* What is needed *
Return the material exactly, first line through the line containing "width=0.395, color=purple, zorder=3)", and nothing more. Pictures stay out.

-------- Data shown

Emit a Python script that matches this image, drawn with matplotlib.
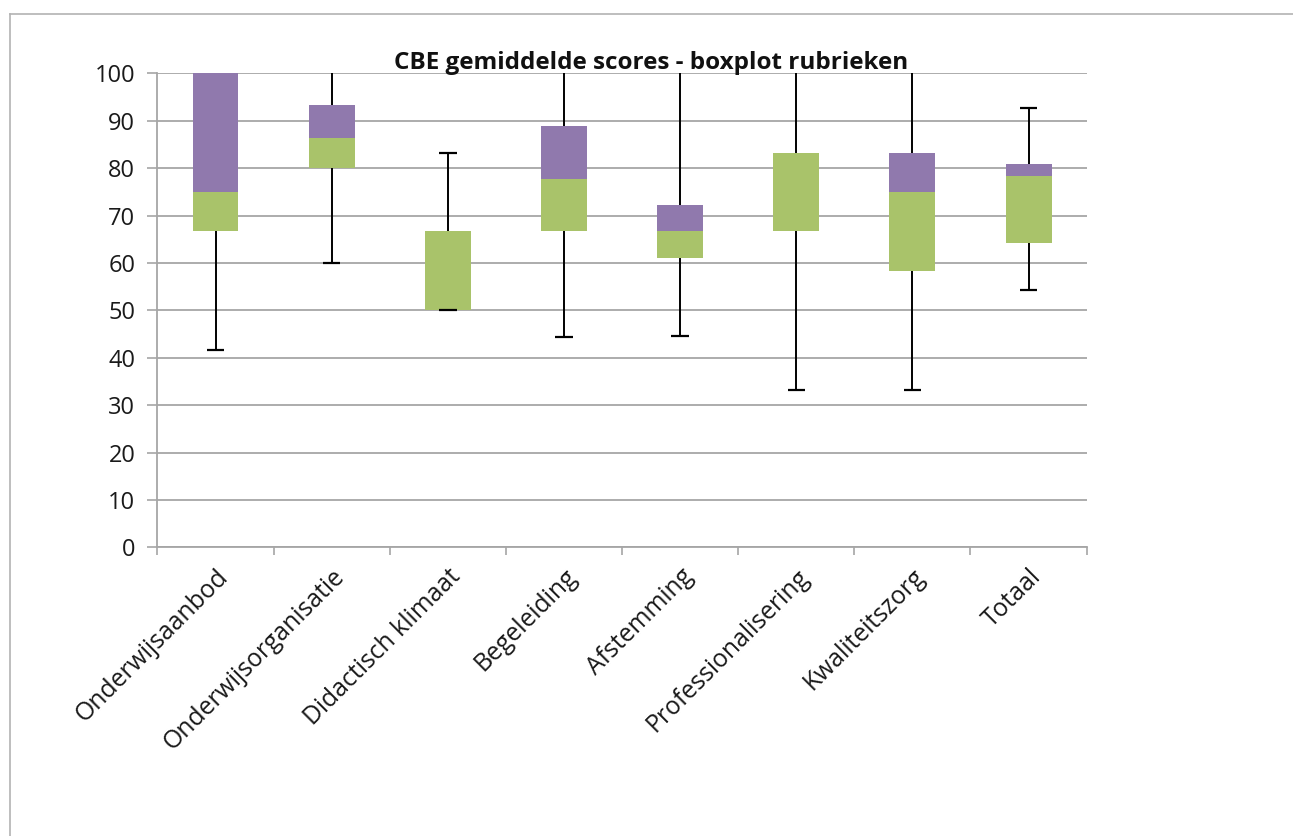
import matplotlib
matplotlib.use("Agg")
import matplotlib.pyplot as plt
from matplotlib.lines import Line2D

categories = ["Onderwijsaanbod", "Onderwijsorganisatie", "Didactisch klimaat",
              "Begeleiding", "Afstemming", "Professionalisering",
              "Kwaliteitszorg", "Totaal"]
minimum = [41.7, 60.0, 50.0, 44.4, 44.7, 33.3, 33.3, 54.4]
q1 = [66.7, 80.0, 50.0, 66.7, 61.1, 66.7, 58.3, 64.3]
median = [75.0, 86.4, 66.7, 77.8, 66.7, 83.3, 75.0, 78.4]
q3 = [100.0, 93.3, 66.7, 88.9, 72.2, 83.3, 83.3, 80.9]
maximum = [100.0, 100.0, 83.3, 100.0, 100.0, 100.0, 100.0, 92.7]
yticks = list(range(0, 101, 10))

title = "CBE gemiddelde scores - boxplot rubrieken"

green = "#a9c36a"
purple = "#9079ad"
grid = "#a6a6a6"
font = "Open Sans"

fig = plt.figure(figsize=(12.93, 8.36), dpi=100)
ax = fig.add_axes([0.1218, 0.3451, 0.7186, 0.5672])

x = list(range(len(categories)))
lower_h = [m - a for m, a in zip(median, q1)]
upper_h = [b - m for b, m in zip(q3, median)]

# whiskers from the quartiles out to min / max
ax.vlines(x, q3, maximum, color="black", lw=1.4, zorder=2)
ax.vlines(x, minimum, q1, color="black", lw=1.4, zorder=2)
cap = 0.075
ax.hlines([v for v in minimum], [i - cap for i in x], [i + cap for i in x],
          color="black", lw=1.6, zorder=4)
top_x = [i for i, v in zip(x, maximum) if v < 100]
top_v = [v for v in maximum if v < 100]
ax.hlines(top_v, [i - cap for i in top_x], [i + cap for i in top_x],
          color="black", lw=1.6, zorder=4)

# stacked box: Q1 -> median (green), median -> Q3 (purple)
ax.bar(x, lower_h, bottom=q1, width=0.395, color=green, zorder=3)
ax.bar(x, upper_h, bottom=median, width=0.395, color=purple, zorder=3)

ax.set_xlim(-0.5, len(categories) - 0.5)
ax.set_ylim(0, 100)
ax.set_yticks(yticks)
ax.set_yticklabels([str(t) for t in yticks], fontsize=17, family=font, color="#1a1a1a")
ax.yaxis.grid(True, color=grid, lw=1.3, zorder=0)
ax.set_axisbelow(True)

ax.set_xticks([i - 0.5 for i in range(len(categories) + 1)])
ax.set_xticklabels([])
ax.set_xticks(x, minor=True)
ax.set_xticklabels(categories, minor=True, rotation=45, ha="right",
                   rotation_mode="anchor", fontsize=17.8, family=font,
                   color="#1a1a1a")
ax.tick_params(axis="x", which="minor", length=0, pad=12)
ax.tick_params(axis="x", which="major", length=6, width=1.2, color=grid)
ax.tick_params(axis="y", length=7, width=1.2, color=grid, pad=9)

for side in ("top", "right"):
    ax.spines[side].set_visible(False)
for side in ("left", "bottom"):
    ax.spines[side].set_color(grid)
    ax.spines[side].set_linewidth(1.3)

fig.text(0.5035, 1 - 69 / 836, title, ha="center", va="baseline", fontsize=17.5,
         fontweight="bold", family=font, color="#111111")

# chart frame
fig.add_artist(Line2D([10 / 1293, 10 / 1293], [0, 1 - 14 / 836],
                      transform=fig.transFigure, color="#b3b3b3", lw=1.2))
fig.add_artist(Line2D([10 / 1293, 1], [1 - 14 / 836, 1 - 14 / 836],
                      transform=fig.transFigure, color="#b3b3b3", lw=1.2))

fig.savefig("out.png", dpi=100)
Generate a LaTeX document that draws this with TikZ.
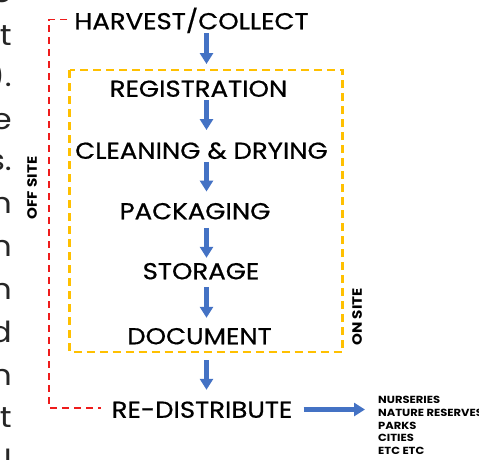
\documentclass[tikz,border=0pt]{standalone}
\usepackage{fontspec}
\setmainfont{Poppins}[FakeStretch=1.12]
\newfontfamily\stagefont{Poppins}[FakeStretch=1.13, FakeBold=0.7]
\usetikzlibrary{arrows.meta}
\definecolor{flowblue}{HTML}{4472C4}
\definecolor{onsitecol}{HTML}{FFC000}
\definecolor{offsitecol}{HTML}{EE1C1C}

\begin{document}
\begin{tikzpicture}[x=1pt, y=-1pt,
    stage/.style={inner sep=0pt, font=\stagefont\fontsize{23}{23}\selectfont, text height=16.5pt, text depth=0pt},
    side/.style={inner sep=0pt, font=\fontsize{13.5}{13.5}\selectfont\bfseries, rotate=90},
    frag/.style={inner sep=0pt, anchor=base east, font=\fontsize{29}{29}\selectfont, text=black!85},
    flow/.style={draw=flowblue, line width=4.5pt, -{Triangle[width=13pt,length=11pt]}},
    onsite/.style={draw=onsitecol, line width=2.5pt, dash pattern=on 8pt off 5pt},
    offsite/.style={draw=offsitecol, line width=1.5pt, dash pattern=on 7pt off 5pt}]
    \useasboundingbox (0,0) rectangle (479,459);
    \def \sx {206.5}
    \coordinate (spine) at (\sx,0);
    % cut-off paragraph on the left
    \foreach \ch/\y in {e/2.5, t/45, )./86, e/129, s./170, n/213, n/256, n/299, d/342, n/385, t/427, l/470}
        \node[frag] at (12,\y) {\ch};
    % stages
    \node[stage] (harvest) at (191.5,21) {HARVEST/COLLECT};
    \node[stage] (reg) at (198.5,88.5) {REGISTRATION};
    \node[stage] (clean) at (201.5,150.5) {CLEANING \& DRYING};
    \node[stage] (pack) at (195,211) {PACKAGING};
    \node[stage] (store) at (201,271) {STORAGE};
    \node[stage] (doc) at (199.5,336) {DOCUMENT};
    \node[stage] (redist) at (202,409.5) {RE-DISTRIBUTE};
    \draw[flow] ([yshift=-3.75pt]harvest.south -| spine) -- ([yshift=16pt]reg.north -| spine);
    \draw[flow] ([yshift=-3.25pt]reg.south -| spine) -- ([yshift=12pt]clean.north -| spine);
    \draw[flow] ([yshift=-3pt]clean.south -| spine) -- ([yshift=11pt]pack.north -| spine);
    \draw[flow] ([yshift=-8.5pt]pack.south -| spine) -- ([yshift=4.75pt]store.north -| spine);
    \draw[flow] ([yshift=-7.75pt]store.south -| spine) -- ([yshift=9.75pt]doc.north -| spine);
    \draw[flow] ([yshift=-15.75pt]doc.south -| spine) -- ([yshift=11.25pt]redist.north -| spine);
    % on site box
    \draw[onsite] (69.5,70) rectangle (342.5,352);
    \node[side] (on) at (357,317) {ON SITE};
    % off site bracket
    \coordinate (offl) at (49,0);
    \draw[offsite] ([xshift=-7pt,yshift=1.5pt]harvest.west) -| ([yshift=1.5pt]offl |- redist.west) -- ([xshift=-10pt,yshift=1.5pt]redist.west);
    \node[side] (off) at (32,188) {OFF SITE};
    % where it goes
    \node[inner sep=0pt, anchor=north west, align=left, font=\fontsize{10.3}{12.8}\selectfont\bfseries] (dest) at (378,396)
        {NURSERIES\\NATURE RESERVES\\PARKS\\CITIES\\ETC ETC};
    \draw[flow] ([xshift=11pt]redist.east) -- ([xshift=-13pt]dest.west |- redist.east);
\end{tikzpicture}
\end{document}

----------------

* Output for this exercise *
Emit a Python script that matches this image, drawn with matplotlib.
import matplotlib
matplotlib.use("Agg")
import matplotlib.pyplot as plt
from matplotlib.lines import Line2D

categories = ["Onderwijsaanbod", "Onderwijsorganisatie", "Didactisch klimaat",
              "Begeleiding", "Afstemming", "Professionalisering",
              "Kwaliteitszorg", "Totaal"]
minimum = [41.7, 60.0, 50.0, 44.4, 44.7, 33.3, 33.3, 54.4]
q1 = [66.7, 80.0, 50.0, 66.7, 61.1, 66.7, 58.3, 64.3]
median = [75.0, 86.4, 66.7, 77.8, 66.7, 83.3, 75.0, 78.4]
q3 = [100.0, 93.3, 66.7, 88.9, 72.2, 83.3, 83.3, 80.9]
maximum = [100.0, 100.0, 83.3, 100.0, 100.0, 100.0, 100.0, 92.7]
yticks = list(range(0, 101, 10))

title = "CBE gemiddelde scores - boxplot rubrieken"

green = "#a9c36a"
purple = "#9079ad"
grid = "#a6a6a6"
font = "Open Sans"

fig = plt.figure(figsize=(12.93, 8.36), dpi=100)
ax = fig.add_axes([0.1218, 0.3451, 0.7186, 0.5672])

x = list(range(len(categories)))
lower_h = [m - a for m, a in zip(median, q1)]
upper_h = [b - m for b, m in zip(q3, median)]

# whiskers from the quartiles out to min / max
ax.vlines(x, q3, maximum, color="black", lw=1.4, zorder=2)
ax.vlines(x, minimum, q1, color="black", lw=1.4, zorder=2)
cap = 0.075
ax.hlines([v for v in minimum], [i - cap for i in x], [i + cap for i in x],
          color="black", lw=1.6, zorder=4)
top_x = [i for i, v in zip(x, maximum) if v < 100]
top_v = [v for v in maximum if v < 100]
ax.hlines(top_v, [i - cap for i in top_x], [i + cap for i in top_x],
          color="black", lw=1.6, zorder=4)

# stacked box: Q1 -> median (green), median -> Q3 (purple)
ax.bar(x, lower_h, bottom=q1, width=0.395, color=green, zorder=3)
ax.bar(x, upper_h, bottom=median, width=0.395, color=purple, zorder=3)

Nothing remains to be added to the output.